VO: All of these factors making it challenging for manufacturers in
the US to be cost competitive without government support.
Earlier this year, solar panel maker Meyer Berger
closed an Arizona plant, citing an inability to compete with
lower priced products made in Asia.
Its story is one of thousands over the years.
Scott Paul: Every nation obviously has a right to try to boost its economy,
but there are guardrails that have been put into place so that some of
those efforts don't come at the expense of other countries.
Unfortunately, China has taken all of those guardrails off,
and unfortunately that's come at our expense.
It hasn't been a win win in the global economy.
VO: As conditions for manufacturing have become more favorable
overseas, the US has shifted from a goods economy to a services one.
Today, service jobs account for over 80% of non-farm employment in
the US. President Trump has claimed that new factories will bring more
jobs to the US, but economists are divided over whether a
manufacturing renaissance makes sense.
Robert Reich: I don't see. The tariffs bringing manufacturing back to the United
States, because what the president is talking about,
I assume, are manufacturing jobs, not just manufacturing factories.
We're talking about jobs.
The problem is that most of those jobs were lost not because of
trade. They were lost because of automation.
VO: And some manufacturers are facing challenges finding workers,
let alone skilled workers.
Currently, there are over 400,000 open manufacturing positions in the
US.
Colin Grabow: So I don't see a lot of evidence that Americans are clamoring for
these jobs. Which makes sense, because your average manufacturing
job doesn't pay as well as your average service sector job.
VO: President Trump has touted tariffs as a mean to boost goods production
beyond tech, but the debate is ongoing on whether tariffs can turn
back time.
Colin Grabow: You can probably find individual examples of tariffs being a success
for particular businesses that block out foreign competitors.
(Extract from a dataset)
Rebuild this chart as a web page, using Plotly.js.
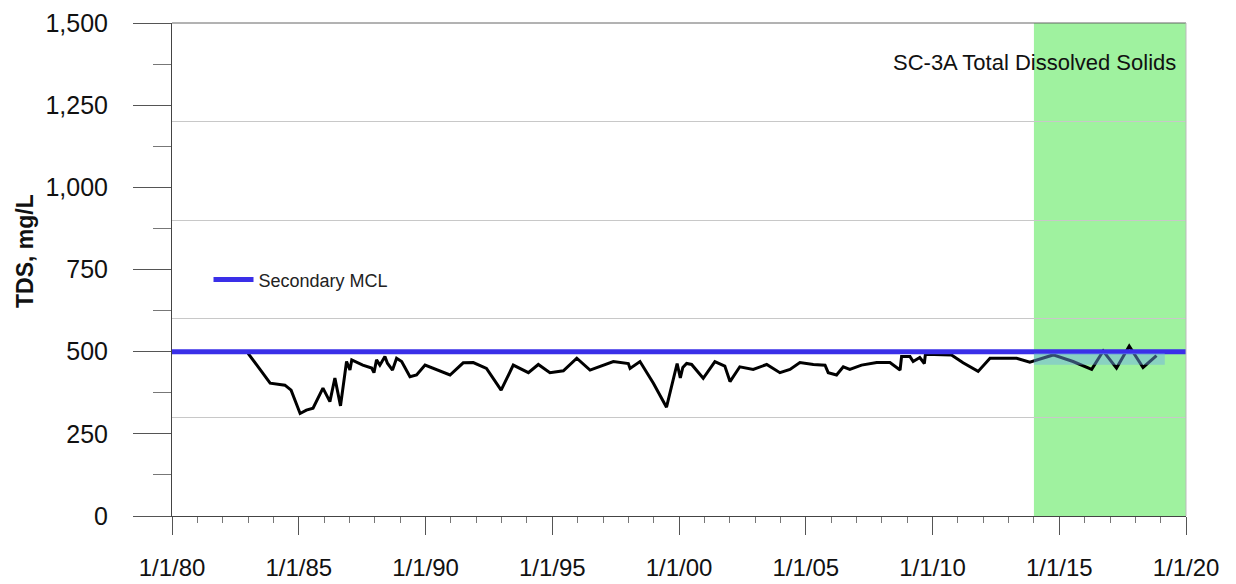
<!DOCTYPE html>
<html>
<head>
<meta charset="utf-8">
<script src="https://cdn.plot.ly/plotly-3.0.1.min.js"></script>
<style>html,body{margin:0;padding:0;background:#fff;}#chart{width:1236px;height:584px;}</style>
</head>
<body>
<div id="chart"></div>
<script>
// TDS sample dates and values (mg/L)
const sampleDates = [
 '1983-01-01','1983-11-15','1984-06-15','1984-09-12','1985-01-20','1985-04-20','1985-07-25','1985-12-15',
 '1986-03-25','1986-06-05','1986-08-25','1986-11-20','1987-01-08','1987-02-03','1987-07-12','1987-11-17',
 '1987-12-20','1988-01-26','1988-03-14','1988-05-26','1988-07-01','1988-09-12','1988-11-10','1989-01-22',
 '1989-05-22','1989-08-25','1989-12-25','1990-12-20','1991-06-28','1991-11-20','1992-05-28','1992-12-25',
 '1993-06-18','1994-01-22','1994-06-14','1994-11-28','1995-06-10','1995-12-20','1996-06-28','1997-05-30',
 '1998-01-01','1998-01-26','1998-06-18','1998-12-28','1999-07-05','1999-12-05','2000-01-20','2000-02-25',
 '2000-04-20','2000-07-01','2000-12-15','2001-06-01','2001-10-22','2002-01-05','2002-05-26','2002-12-05',
 '2003-06-18','2003-12-25','2004-05-18','2004-10-08','2005-04-20','2005-10-05','2005-11-20','2006-03-20',
 '2006-06-25','2006-09-27','2007-03-15','2007-10-20','2008-04-27','2008-09-20','2008-10-12','2009-02-10',
 '2009-03-28','2009-07-01','2009-09-05','2009-09-20','2010-10-01','2011-03-17','2011-10-20','2012-04-08',
 '2013-04-27','2013-11-03','2014-10-05','2015-07-18','2016-04-12','2016-09-25','2017-04-05','2017-10-05',
 '2018-04-22','2018-11-02'
];
const tdsValues = [
 495,404,398,383,312,322,328,389,
 348,420,335,470,444,475,459,450,
 436,475,459,485,465,444,480,470,
 424,429,459,429,466,467,449,383,
 459,436,461,436,442,480,444,470,
 464,449,470,404,331,464,420,452,
 464,461,419,470,456,409,454,446,
 461,436,446,467,461,459,436,429,
 454,446,459,467,467,444,485,485,
 470,482,464,492,490,466,440,480,
 480,468,490,470,446,502,450,517,
 452,488
];
// Secondary MCL
const mclDates = ['1980-01-01','2020-01-01'];
const mclValues = [500, 500];
// Highlighted period and light band
const highlightStart = '2014-01-01', highlightEnd = '2020-01-01';
const bandStart = '2014-01-01', bandEnd = '2019-03-01', bandLow = 460, bandHigh = 495;
// Ticks
const yTickVals = [0,250,500,750,1000,1250,1500];
const yTickText = ['0','250','500','750','1,000','1,250','1,500'];
const xTickVals = ['1980-01-01','1985-01-01','1990-01-01','1995-01-01','2000-01-01','2005-01-01','2010-01-01','2015-01-01','2020-01-01'];
const xTickText = ['1/1/80','1/1/85','1/1/90','1/1/95','1/1/00','1/1/05','1/1/10','1/1/15','1/1/20'];

const sans = '"Liberation Sans", Arial, sans-serif';

const traces = [
  {x: sampleDates, y: tdsValues, type: 'scatter', mode: 'lines',
   line: {color: '#000000', width: 3}, showlegend: false},
  {x: mclDates, y: mclValues, type: 'scatter', mode: 'lines', name: 'Secondary MCL',
   line: {color: '#3a2fe8', width: 5}},
  {x: [], y: [], yaxis: 'y2', showlegend: false, type: 'scatter'}
];

const layout = {
  width: 1236, height: 584,
  margin: {l: 172, r: 50, t: 23, b: 68},
  paper_bgcolor: '#ffffff', plot_bgcolor: '#ffffff',
  showlegend: true,
  legend: {x: 0.036, y: 0.479, xanchor: 'left', yanchor: 'middle', bgcolor: 'rgba(0,0,0,0)',
           itemwidth: 40,
           font: {family: sans, size: 18, color: '#222'}},
  xaxis: {
    type: 'date', range: ['1980-01-01','2020-01-01'],
    tickvals: xTickVals, ticktext: xTickText,
    ticks: 'outside', ticklen: 18, tickcolor: '#555', tickwidth: 1,
    ticklabelstandoff: 12,
    showline: true, linecolor: '#444', linewidth: 1,
    showgrid: false, zeroline: false,
    tickfont: {family: sans, size: 24, color: '#111'},
    minor: {dtick: 'M12', tick0: '1980-01-01', ticks: 'outside', ticklen: 6, tickcolor: '#777', showgrid: false}
  },
  yaxis: {
    range: [0, 1500], tickvals: yTickVals, ticktext: yTickText,
    ticks: 'outside', ticklen: 38, tickcolor: '#555', tickwidth: 1,
    ticklabelstandoff: 20,
    showline: true, linecolor: '#444', linewidth: 1,
    showgrid: false, zeroline: false,
    tickfont: {family: sans, size: 25, color: '#111'},
    minor: {dtick: 125, tick0: 0, ticks: 'outside', ticklen: 18, tickcolor: '#777', showgrid: false}
  },
  yaxis2: {
    overlaying: 'y', range: [0, 1500], tick0: 0, dtick: 300,
    showgrid: true, gridcolor: '#c8c8c8', gridwidth: 1,
    showticklabels: false, ticks: '', zeroline: false, showline: false
  },
  shapes: [
    {type: 'rect', xref: 'x', yref: 'paper', x0: highlightStart, x1: highlightEnd, y0: 0, y1: 1,
     fillcolor: '#9ff29f', line: {width: 0}, layer: 'below'},
    {type: 'rect', xref: 'x', yref: 'y', x0: bandStart, x1: bandEnd, y0: bandLow, y1: bandHigh,
     fillcolor: 'rgba(110,170,235,0.45)', line: {width: 0}, layer: 'above'},
    {type: 'line', xref: 'paper', yref: 'paper', x0: 0, x1: 1, y0: 1, y1: 1,
     line: {color: '#666', width: 1}},
    {type: 'line', xref: 'paper', yref: 'paper', x0: 1, x1: 1, y0: 0, y1: 1,
     line: {color: '#bbb', width: 1}}
  ],
  annotations: [
    {text: 'SC-3A Total Dissolved Solids', xref: 'paper', yref: 'paper', x: 0.992, y: 0.92,
     xanchor: 'right', yanchor: 'middle', showarrow: false,
     font: {family: sans, size: 22, color: '#111'}},
    {text: '<b>TDS, mg/L</b>', xref: 'paper', yref: 'paper', x: -0.145, y: 0.5375,
     xanchor: 'center', yanchor: 'middle', textangle: -90, showarrow: false,
     font: {family: sans, size: 23, color: '#111'}}
  ]
};

Plotly.newPlot('chart', traces, layout, {displayModeBar: false, staticPlot: true});
</script>
</body>
</html>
So they get to expand production, raise their prices,
and it's a win for them.
But overall, the context of the broader U.S.
economy, I think is clearly a net negative.
VO: But others argue that tariffs could bring back American jobs in some
industries and revitalize factories closed due to offshoring.
Robert Reich: A responsible and strategic use of tariffs is important for the
success of manufacturing policy and bringing some jobs back to America.
Tariffs alone will not do it, but our companies are not operating
in a vacuum.
VO: As for Guardian Bikes, it says it's not waiting on policy
and is continuing to bet that made in the US is not only possible but
advantageous. Today, its Seymour facility employs 250
workers, with plans to hire more as it scales up production.
Brian Riley: Even if it's not necessarily cheaper right away to make
something in the United States, we think it ends up being a
competitive advantage for us to do it,
and we find that those competitive advantages often outweigh a little
bit of a cost increase.
It's exciting to prove that it's possible,
and to do something that hasn't been done here in so many decades.